### AIM OF THE TASK:
Below is a listing to write out in full, exactly as given, without its pictures.

### DATA EXCERPT:
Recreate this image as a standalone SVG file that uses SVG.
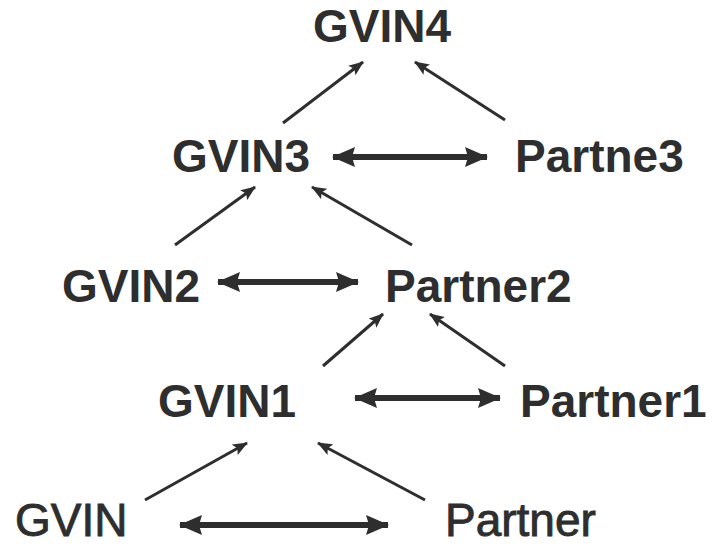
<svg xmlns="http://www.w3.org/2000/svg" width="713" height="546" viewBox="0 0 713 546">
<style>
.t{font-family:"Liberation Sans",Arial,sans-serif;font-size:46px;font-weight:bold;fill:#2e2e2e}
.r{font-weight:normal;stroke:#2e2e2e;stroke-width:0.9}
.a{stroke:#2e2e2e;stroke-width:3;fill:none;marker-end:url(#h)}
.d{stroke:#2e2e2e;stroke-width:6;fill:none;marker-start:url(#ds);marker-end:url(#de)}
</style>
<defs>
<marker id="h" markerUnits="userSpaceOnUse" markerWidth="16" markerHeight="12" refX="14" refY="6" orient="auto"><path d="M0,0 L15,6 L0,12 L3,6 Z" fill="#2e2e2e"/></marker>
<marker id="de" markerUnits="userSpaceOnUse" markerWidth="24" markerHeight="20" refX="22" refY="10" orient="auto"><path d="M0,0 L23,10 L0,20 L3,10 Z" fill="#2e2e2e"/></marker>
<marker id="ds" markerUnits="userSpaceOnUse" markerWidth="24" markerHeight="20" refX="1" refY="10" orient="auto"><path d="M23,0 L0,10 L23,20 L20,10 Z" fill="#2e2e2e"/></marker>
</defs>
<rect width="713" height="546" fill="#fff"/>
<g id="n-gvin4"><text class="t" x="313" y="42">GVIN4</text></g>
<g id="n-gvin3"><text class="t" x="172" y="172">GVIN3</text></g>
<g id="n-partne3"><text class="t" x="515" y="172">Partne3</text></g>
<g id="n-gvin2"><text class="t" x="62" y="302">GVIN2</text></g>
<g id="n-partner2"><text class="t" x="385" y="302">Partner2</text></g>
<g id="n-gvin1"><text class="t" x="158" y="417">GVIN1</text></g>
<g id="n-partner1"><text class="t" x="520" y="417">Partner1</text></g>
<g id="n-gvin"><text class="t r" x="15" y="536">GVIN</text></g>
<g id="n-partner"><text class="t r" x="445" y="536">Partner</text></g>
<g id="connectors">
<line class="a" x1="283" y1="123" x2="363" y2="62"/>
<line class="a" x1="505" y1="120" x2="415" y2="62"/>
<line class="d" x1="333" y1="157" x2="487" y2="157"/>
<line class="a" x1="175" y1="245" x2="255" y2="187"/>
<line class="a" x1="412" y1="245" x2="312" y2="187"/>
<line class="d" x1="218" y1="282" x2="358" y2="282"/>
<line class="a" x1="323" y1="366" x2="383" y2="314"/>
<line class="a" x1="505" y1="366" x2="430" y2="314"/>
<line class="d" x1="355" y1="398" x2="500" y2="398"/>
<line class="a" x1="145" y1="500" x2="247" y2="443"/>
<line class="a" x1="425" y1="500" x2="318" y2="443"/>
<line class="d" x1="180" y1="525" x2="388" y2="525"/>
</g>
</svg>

### EXERCISE RESULT:
Recreate this image as a standalone SVG file that uses SVG.
<svg xmlns="http://www.w3.org/2000/svg" width="713" height="546" viewBox="0 0 713 546">
<style>
.t{font-family:"Liberation Sans",Arial,sans-serif;font-size:46px;font-weight:bold;fill:#2e2e2e}
.r{font-weight:normal;stroke:#2e2e2e;stroke-width:0.9}
.a{stroke:#2e2e2e;stroke-width:3;fill:none;marker-end:url(#h)}
.d{stroke:#2e2e2e;stroke-width:6;fill:none;marker-start:url(#ds);marker-end:url(#de)}
</style>
<defs>
<marker id="h" markerUnits="userSpaceOnUse" markerWidth="16" markerHeight="12" refX="14" refY="6" orient="auto"><path d="M0,0 L15,6 L0,12 L3,6 Z" fill="#2e2e2e"/></marker>
<marker id="de" markerUnits="userSpaceOnUse" markerWidth="24" markerHeight="20" refX="22" refY="10" orient="auto"><path d="M0,0 L23,10 L0,20 L3,10 Z" fill="#2e2e2e"/></marker>
<marker id="ds" markerUnits="userSpaceOnUse" markerWidth="24" markerHeight="20" refX="1" refY="10" orient="auto"><path d="M23,0 L0,10 L23,20 L20,10 Z" fill="#2e2e2e"/></marker>
</defs>
<rect width="713" height="546" fill="#fff"/>
<g id="n-gvin4"><text class="t" x="313" y="42">GVIN4</text></g>
<g id="n-gvin3"><text class="t" x="172" y="172">GVIN3</text></g>
<g id="n-partne3"><text class="t" x="515" y="172">Partne3</text></g>
<g id="n-gvin2"><text class="t" x="62" y="302">GVIN2</text></g>
<g id="n-partner2"><text class="t" x="385" y="302">Partner2</text></g>
<g id="n-gvin1"><text class="t" x="158" y="417">GVIN1</text></g>
<g id="n-partner1"><text class="t" x="520" y="417">Partner1</text></g>
<g id="n-gvin"><text class="t r" x="15" y="536">GVIN</text></g>
<g id="n-partner"><text class="t r" x="445" y="536">Partner</text></g>
<g id="connectors">
<line class="a" x1="283" y1="123" x2="363" y2="62"/>
<line class="a" x1="505" y1="120" x2="415" y2="62"/>
<line class="d" x1="333" y1="157" x2="487" y2="157"/>
<line class="a" x1="175" y1="245" x2="255" y2="187"/>
<line class="a" x1="412" y1="245" x2="312" y2="187"/>
<line class="d" x1="218" y1="282" x2="358" y2="282"/>
<line class="a" x1="323" y1="366" x2="383" y2="314"/>
<line class="a" x1="505" y1="366" x2="430" y2="314"/>
<line class="d" x1="355" y1="398" x2="500" y2="398"/>
<line class="a" x1="145" y1="500" x2="247" y2="443"/>
<line class="a" x1="425" y1="500" x2="318" y2="443"/>
<line class="d" x1="180" y1="525" x2="388" y2="525"/>
</g>
</svg>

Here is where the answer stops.